Renault-Nissan's French peace deal leaves investors underwhelmed
By Laurence Frost and Gilles Guillaume
PARIS (Reuters) - The Renault-Nissan alliance drew a line under an eight-month power struggle with the French government on Friday, with a compromise deal balancing increased state influence at Renault with weakened control over its Japanese affiliate.
The agreement, offering Nissan (7201.T: Quote) guarantees against future interference by parent Renault (RENA.PA: Quote) or its own biggest shareholder, the French state, came as a relief to Renault staff while disappointing some investors who had hoped for bigger changes to the 16-year-old carmaking alliance.

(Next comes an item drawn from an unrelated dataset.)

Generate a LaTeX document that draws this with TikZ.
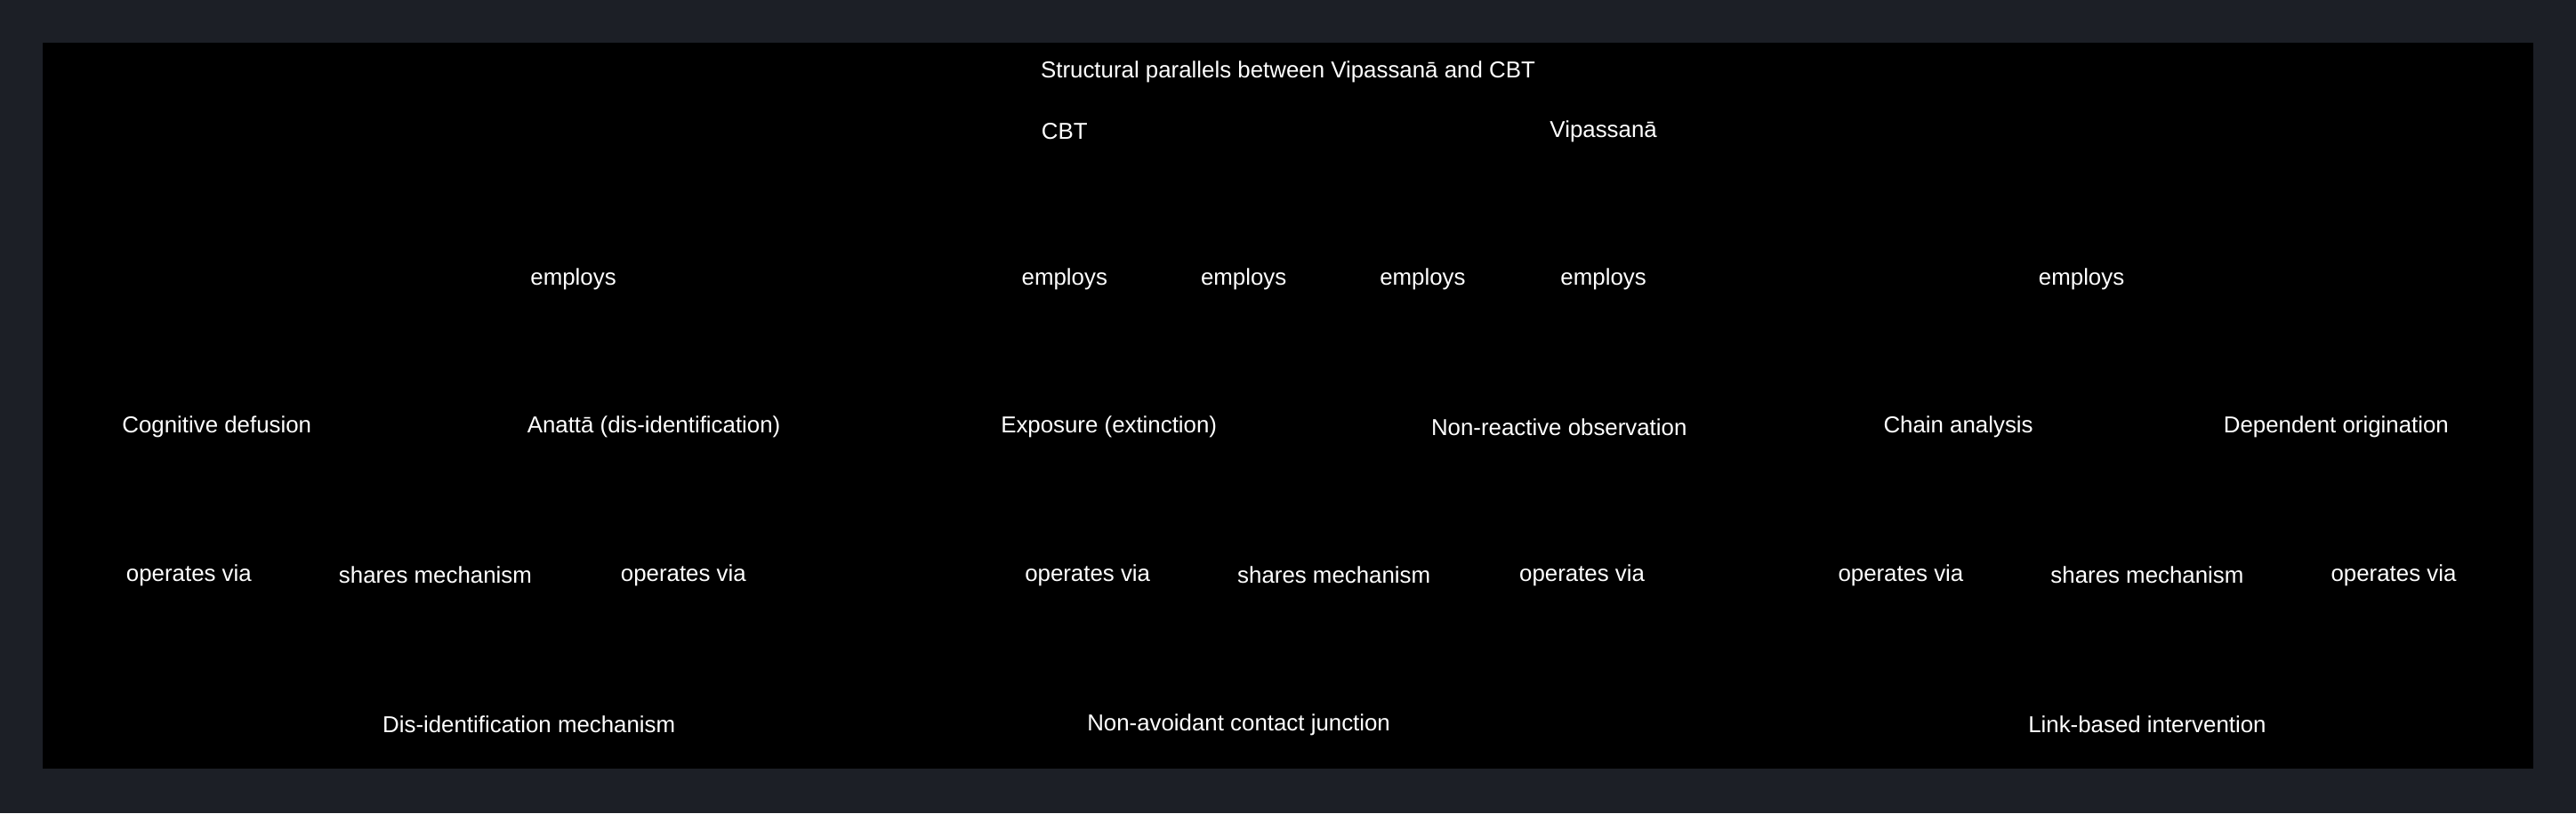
\documentclass[tikz,border=0pt]{standalone}
\usepackage{fontspec}
\setmainfont{Liberation Sans}
\definecolor{frame}{HTML}{1C1F26}

\begin{document}
\begin{tikzpicture}[x=1pt,y=-1pt,
  lbl/.style = {text=white, font=\fontsize{14}{16}\selectfont, inner sep=0pt}
]
\fill[frame] (0,0) rectangle (1568,495);
\fill[black] (26,26) rectangle (1542,468);
\useasboundingbox (0,0) rectangle (1568,495);

\node[lbl] (title) at (784,44) {Structural parallels between Vipassanā and CBT};
\node[lbl] (cbt) at (648,80) {CBT};
\node[lbl] (vip) at (976,80) {Vipassanā};

\foreach \x [count=\i] in {349,648,757,866,976,1267}
  \node[lbl] (emp\i) at (\x,170) {employs};

\node[lbl] (defusion) at (132,260) {Cognitive defusion};
\node[lbl] (anatta) at (398,260) {Anattā (dis-identification)};
\node[lbl] (exposure) at (675,260) {Exposure (extinction)};
\node[lbl] (nonreact) at (949,260) {Non-reactive observation};
\node[lbl] (chain) at (1192,260) {Chain analysis};
\node[lbl] (depend) at (1422,260) {Dependent origination};

\foreach \x/\t [count=\i] in {115/operates via,265/shares mechanism,416/operates via,
    662/operates via,812/shares mechanism,963/operates via,
    1157/operates via,1307/shares mechanism,1457/operates via}
  \node[lbl] (via\i) at (\x,350) {\t};

\node[lbl] (disid) at (322,441) {Dis-identification mechanism};
\node[lbl] (contact) at (754,441) {Non-avoidant contact junction};
\node[lbl] (link) at (1307,441) {Link-based intervention};
\end{tikzpicture}
\end{document}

Tension had been building since April, when Economy Minister Emmanuel Macron temporarily raised France's Renault stake to secure a permanent increase in its voting rights - and enough clout to veto strategic decisions or tie-ups that might one day endanger domestic jobs or other national interests.
That move raised hackles at Nissan, 43.4 percent-owned by Renault, and infuriated alliance Chief Executive Carlos Ghosn, who has headed both carmakers for the last decade.
Renault shares fell on Friday after its board approved two new contracts to cap the French state's increased weight in non-strategic shareholder votes and effectively abandon Renault's right to control Nissan strategy.
"We've certainly lost a bit, but Nissan has accepted that France has increased voting rights on important strategic questions," one Renault manager said.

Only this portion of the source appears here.